Budget 2016 proposes to restore the credit to 15% for share purchases of provincially registered LSVCCs for 2016 and subsequent taxation years

By Megan Harman |

The federal government is restoring the Labour-Sponsored Venture Capital Corporations (LSVCC) tax credit in an effort to boost the incentive for Canadians to invest in applicable funds, which facilitate access to capital for small and medium-sized businesses.

In the 2016 federal budget, presented in Ottawa on Tuesday, the government revealed plans to reinstate the 15% tax credit for share purchases of certain types of LSVCCs.

An LSVCC is a form of mutual fund corporation, sponsored by an eligible labour body, which is mandated to provide venture capital to small and medium-sized businesses. There are two types of LSVCCs: provincially registered ones, which are subject to the rules set out in their enabling provincial legislation; and federally registered ones, which are subject to the rules set out in the Income Tax Act.

Prior to 2015, individuals acquiring both types of eligible LSVCC shares qualified for a 15% federal tax credit for investments of up to $5,000 each year. Stephen Harper's previous Conservative government had planned to phase out that tax credit. It was reduced to 10% for the 2015 taxation year and to 5% for the 2016 taxation year and was scheduled to be eliminated for the 2017 and subsequent taxation years.

The Harper government had also introduced rules preventing new federal LSVCCs from getting registered and new provincially registered LSVCCs from being prescribed for the purposes of the federal tax credit.
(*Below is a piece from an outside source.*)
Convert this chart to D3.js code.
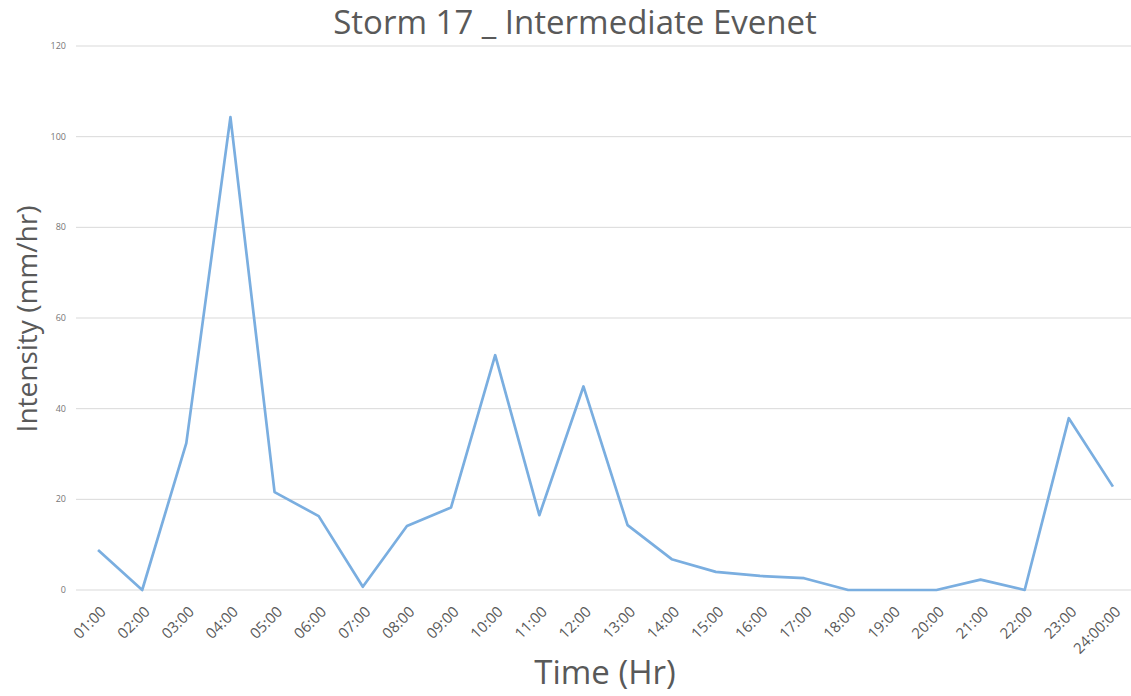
<!DOCTYPE html>
<html><head><meta charset="utf-8">
<script src="https://cdn.jsdelivr.net/npm/d3@7"></script>
<style>body{margin:0;background:#fff}svg{display:block}text{font-family:"Open Sans",sans-serif}</style>
</head><body>
<svg id="c" width="1131" height="696"></svg>
<script>
const categories = ["01:00","02:00","03:00","04:00","05:00","06:00","07:00","08:00","09:00","10:00","11:00","12:00","13:00","14:00","15:00","16:00","17:00","18:00","19:00","20:00","21:00","22:00","23:00","24:00:00"];
const intensity = [8.8,0,32.4,104.3,21.6,16.3,0.7,14.1,18.2,51.8,16.5,44.9,14.3,6.8,4.0,3.1,2.6,0,0,0,2.3,0,37.9,22.8];
const yTicks = [0,20,40,60,80,100,120];
const title = "Storm 17 _ Intermediate Evenet";
const xTitle = "Time (Hr)";
const yTitle = "Intensity (mm/hr)";

(function(){
const svg = d3.select("#c");
const mLeft = 76, mRight = 1135, mTop = 46, mBottom = 590;
const x = d3.scaleBand().domain(categories).range([mLeft, mRight]);
const y = d3.scaleLinear().domain([0,120]).range([mBottom, mTop]);

svg.append("g").selectAll("line").data(yTicks).join("line")
  .attr("x1", mLeft).attr("x2", 1131)
  .attr("y1", d=>y(d)).attr("y2", d=>y(d))
  .attr("stroke", "#d9d9d9").attr("stroke-width", 1);

svg.append("g").selectAll("text").data(yTicks).join("text")
  .attr("x", 66).attr("y", d=>y(d)).attr("dy","0.35em")
  .attr("text-anchor","end").attr("font-size", 9).attr("fill","#767676")
  .text(d=>d);

svg.append("g").selectAll("text").data(categories).join("text")
  .attr("transform", d=>`translate(${x(d)+x.bandwidth()/2+5},${609}) rotate(-45)`)
  .attr("text-anchor","end").attr("dy","0.35em")
  .attr("font-size", 15).attr("fill","#595959")
  .text(d=>d);

const line = d3.line().x((d,i)=>x(categories[i])+x.bandwidth()/2).y(d=>y(d));
svg.append("path").datum(intensity).attr("d", line)
  .attr("fill","none").attr("stroke","#7aaee0").attr("stroke-width",2.7)
  .attr("stroke-linejoin","round");

svg.append("text").attr("x", 575).attr("y", 34).attr("text-anchor","middle")
  .attr("font-size", 33).attr("fill","#595959").text(title);
svg.append("text").attr("x", 605).attr("y", 684).attr("text-anchor","middle")
  .attr("font-size", 33).attr("fill","#595959").text(xTitle);
svg.append("text").attr("transform","translate(37,319) rotate(-90)").attr("text-anchor","middle")
  .attr("font-size", 28).attr("fill","#595959").text(yTitle);
})();
</script>
</body></html>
Budget 2016 proposes to restore the credit to 15% for share purchases of provincially registered LSVCCs for 2016 and subsequent taxation years. The budget also specifies that newly registered provincial LSVCCs will be eligible for prescription for the purposes of the federal credit.

However, federally registered LSVCCs will not be eligible for the new tax credit. Budget documents explain that although significant funding to small and medium-sized businesses has been provided in several provinces through provincial LSVCC programs, the national LSVCC program has been less successful.
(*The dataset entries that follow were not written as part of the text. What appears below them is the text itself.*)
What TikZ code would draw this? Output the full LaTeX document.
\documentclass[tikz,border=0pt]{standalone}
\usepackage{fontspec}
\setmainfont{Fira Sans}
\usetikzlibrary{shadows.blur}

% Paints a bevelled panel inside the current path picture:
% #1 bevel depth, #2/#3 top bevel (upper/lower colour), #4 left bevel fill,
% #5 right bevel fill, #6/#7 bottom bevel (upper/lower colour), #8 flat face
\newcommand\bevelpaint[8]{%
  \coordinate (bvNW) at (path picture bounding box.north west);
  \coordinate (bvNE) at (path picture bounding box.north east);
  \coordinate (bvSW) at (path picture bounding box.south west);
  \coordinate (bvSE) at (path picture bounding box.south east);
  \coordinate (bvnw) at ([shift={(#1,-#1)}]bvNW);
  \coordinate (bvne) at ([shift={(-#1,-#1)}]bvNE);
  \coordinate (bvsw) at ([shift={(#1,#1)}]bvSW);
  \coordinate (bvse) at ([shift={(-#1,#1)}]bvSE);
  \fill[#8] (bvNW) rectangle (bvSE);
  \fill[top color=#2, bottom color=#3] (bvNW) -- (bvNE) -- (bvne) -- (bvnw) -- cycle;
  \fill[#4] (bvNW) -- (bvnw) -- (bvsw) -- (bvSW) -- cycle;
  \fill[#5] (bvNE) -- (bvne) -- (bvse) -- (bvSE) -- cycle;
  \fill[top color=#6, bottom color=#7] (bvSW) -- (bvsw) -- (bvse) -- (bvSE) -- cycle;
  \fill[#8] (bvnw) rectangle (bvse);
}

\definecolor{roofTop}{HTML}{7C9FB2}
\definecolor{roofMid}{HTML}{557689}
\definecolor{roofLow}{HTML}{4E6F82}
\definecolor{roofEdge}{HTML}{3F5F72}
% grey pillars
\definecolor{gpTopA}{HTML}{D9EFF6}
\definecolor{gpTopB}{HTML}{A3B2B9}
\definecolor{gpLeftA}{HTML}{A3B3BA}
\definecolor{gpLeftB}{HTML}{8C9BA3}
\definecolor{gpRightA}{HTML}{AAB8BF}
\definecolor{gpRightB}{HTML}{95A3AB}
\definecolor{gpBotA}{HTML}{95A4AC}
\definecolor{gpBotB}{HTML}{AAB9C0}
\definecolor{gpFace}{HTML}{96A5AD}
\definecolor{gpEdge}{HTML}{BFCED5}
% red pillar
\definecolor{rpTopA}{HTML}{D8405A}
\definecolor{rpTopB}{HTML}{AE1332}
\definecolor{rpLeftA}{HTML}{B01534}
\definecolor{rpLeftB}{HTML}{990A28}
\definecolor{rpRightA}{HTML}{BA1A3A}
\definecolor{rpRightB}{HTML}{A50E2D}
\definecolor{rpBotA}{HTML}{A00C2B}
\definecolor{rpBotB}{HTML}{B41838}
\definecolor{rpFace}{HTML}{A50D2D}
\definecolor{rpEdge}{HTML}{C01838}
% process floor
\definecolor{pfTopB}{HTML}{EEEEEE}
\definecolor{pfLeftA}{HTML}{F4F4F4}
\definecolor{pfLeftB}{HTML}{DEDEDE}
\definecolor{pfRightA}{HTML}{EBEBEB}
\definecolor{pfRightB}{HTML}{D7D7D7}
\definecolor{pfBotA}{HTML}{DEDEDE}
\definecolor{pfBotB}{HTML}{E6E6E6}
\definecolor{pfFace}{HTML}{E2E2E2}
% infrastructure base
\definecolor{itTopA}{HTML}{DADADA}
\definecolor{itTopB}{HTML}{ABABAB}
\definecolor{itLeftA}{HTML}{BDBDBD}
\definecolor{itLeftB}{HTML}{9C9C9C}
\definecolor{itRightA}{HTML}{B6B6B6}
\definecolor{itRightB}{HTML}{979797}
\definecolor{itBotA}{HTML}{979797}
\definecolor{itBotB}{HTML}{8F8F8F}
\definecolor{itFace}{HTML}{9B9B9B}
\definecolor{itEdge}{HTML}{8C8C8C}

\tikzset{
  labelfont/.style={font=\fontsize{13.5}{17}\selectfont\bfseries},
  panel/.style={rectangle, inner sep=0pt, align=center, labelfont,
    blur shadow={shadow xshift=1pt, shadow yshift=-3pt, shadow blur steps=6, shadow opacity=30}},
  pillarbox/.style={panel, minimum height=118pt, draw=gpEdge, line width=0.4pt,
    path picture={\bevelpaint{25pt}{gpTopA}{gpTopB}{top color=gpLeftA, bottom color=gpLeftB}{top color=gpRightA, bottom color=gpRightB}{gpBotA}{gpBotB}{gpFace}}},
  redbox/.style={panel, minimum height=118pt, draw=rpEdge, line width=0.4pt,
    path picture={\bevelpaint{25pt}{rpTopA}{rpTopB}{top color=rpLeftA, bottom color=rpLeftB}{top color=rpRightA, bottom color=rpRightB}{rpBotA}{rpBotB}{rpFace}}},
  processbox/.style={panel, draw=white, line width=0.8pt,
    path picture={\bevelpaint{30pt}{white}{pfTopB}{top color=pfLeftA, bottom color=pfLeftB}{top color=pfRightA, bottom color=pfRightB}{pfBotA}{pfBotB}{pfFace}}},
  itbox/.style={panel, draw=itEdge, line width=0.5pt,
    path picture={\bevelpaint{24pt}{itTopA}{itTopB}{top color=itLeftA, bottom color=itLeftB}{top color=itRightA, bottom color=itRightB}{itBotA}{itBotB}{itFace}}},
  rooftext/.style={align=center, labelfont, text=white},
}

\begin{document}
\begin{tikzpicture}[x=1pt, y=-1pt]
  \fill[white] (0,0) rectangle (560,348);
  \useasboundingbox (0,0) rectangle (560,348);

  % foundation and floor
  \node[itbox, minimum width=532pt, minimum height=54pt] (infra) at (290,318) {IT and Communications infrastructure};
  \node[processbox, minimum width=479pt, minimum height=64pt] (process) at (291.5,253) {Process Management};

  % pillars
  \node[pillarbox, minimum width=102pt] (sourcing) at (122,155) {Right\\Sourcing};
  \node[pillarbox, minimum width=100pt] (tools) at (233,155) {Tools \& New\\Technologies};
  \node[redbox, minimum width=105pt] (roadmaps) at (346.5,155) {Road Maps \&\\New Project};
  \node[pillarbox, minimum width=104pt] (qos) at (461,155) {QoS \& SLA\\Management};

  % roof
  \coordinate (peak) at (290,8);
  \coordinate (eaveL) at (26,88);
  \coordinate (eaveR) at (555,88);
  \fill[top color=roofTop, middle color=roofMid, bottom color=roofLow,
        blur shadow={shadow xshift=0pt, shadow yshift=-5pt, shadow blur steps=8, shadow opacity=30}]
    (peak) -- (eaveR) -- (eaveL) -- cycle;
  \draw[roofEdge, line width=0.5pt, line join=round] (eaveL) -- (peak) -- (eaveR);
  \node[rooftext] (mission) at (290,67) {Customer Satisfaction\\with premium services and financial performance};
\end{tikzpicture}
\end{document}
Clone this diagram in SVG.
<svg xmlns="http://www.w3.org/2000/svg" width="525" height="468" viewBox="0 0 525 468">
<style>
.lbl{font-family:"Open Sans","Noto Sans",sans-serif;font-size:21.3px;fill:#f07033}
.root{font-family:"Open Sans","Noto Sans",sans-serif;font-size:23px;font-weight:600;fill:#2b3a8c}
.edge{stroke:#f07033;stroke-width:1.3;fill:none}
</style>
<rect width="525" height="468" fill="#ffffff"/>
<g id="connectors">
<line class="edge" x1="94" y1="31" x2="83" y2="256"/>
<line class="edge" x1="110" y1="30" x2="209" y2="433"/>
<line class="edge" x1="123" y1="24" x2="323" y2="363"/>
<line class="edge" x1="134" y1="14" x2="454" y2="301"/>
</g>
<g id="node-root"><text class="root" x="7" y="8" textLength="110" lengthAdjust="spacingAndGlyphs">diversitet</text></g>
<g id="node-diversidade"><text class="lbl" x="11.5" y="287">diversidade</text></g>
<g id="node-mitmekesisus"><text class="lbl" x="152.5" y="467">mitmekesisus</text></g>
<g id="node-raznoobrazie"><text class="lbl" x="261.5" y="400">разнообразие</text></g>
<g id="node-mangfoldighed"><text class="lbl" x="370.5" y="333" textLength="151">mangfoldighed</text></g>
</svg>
As a result, the federal tax credit for federally registered LSVCCs will remain at 5% for the 2016 taxation year and be eliminated for the 2017 and subsequent taxation years. The government will also maintain the prohibition on new federal LSVCC registrations.

Several provinces offer a similar tax credit on LSVCC investments at varying investment limits and tax credit rates. The restoration of the federal credit will sweeten the incentive for investors who can also benefit from those provincial credits, says Jamie Golombek, managing director of tax and estate planning with Toronto-based Canadian Imperial Bank of Commerce's wealth strategies division.

However, he notes that LSVCC funds are highly risks and are certainly not appropriate for all clients.

"This will be of benefit to some investors who continue to purchase labour-sponsored funds and rely on the provincial credits," Golombek says, "but for many Canadians, their experience in labour-sponsored funds — aside from the tax credit — has not been positive."

Ian Russell, president and CEO of the Investment Industry Association of Canada, is not a fan of the government's initiative.

"All our research shows these funds are ineffective in raising capital for successful small businesses, so that's a disappointment," Russell says. "The labour-sponsored venture capital funds were a disaster in the past.

"Other incentives we would have preferred didn't happen, such as deferring capital gains tax on the sale of small business shares, providing the proceeds are reinvested in another small business, or providing a personal tax credit on the purchase of small business shares in certain industries, such as manufacturing, services or technology."

The government projects that the tax credit will cost a total of $300 million over the next three years.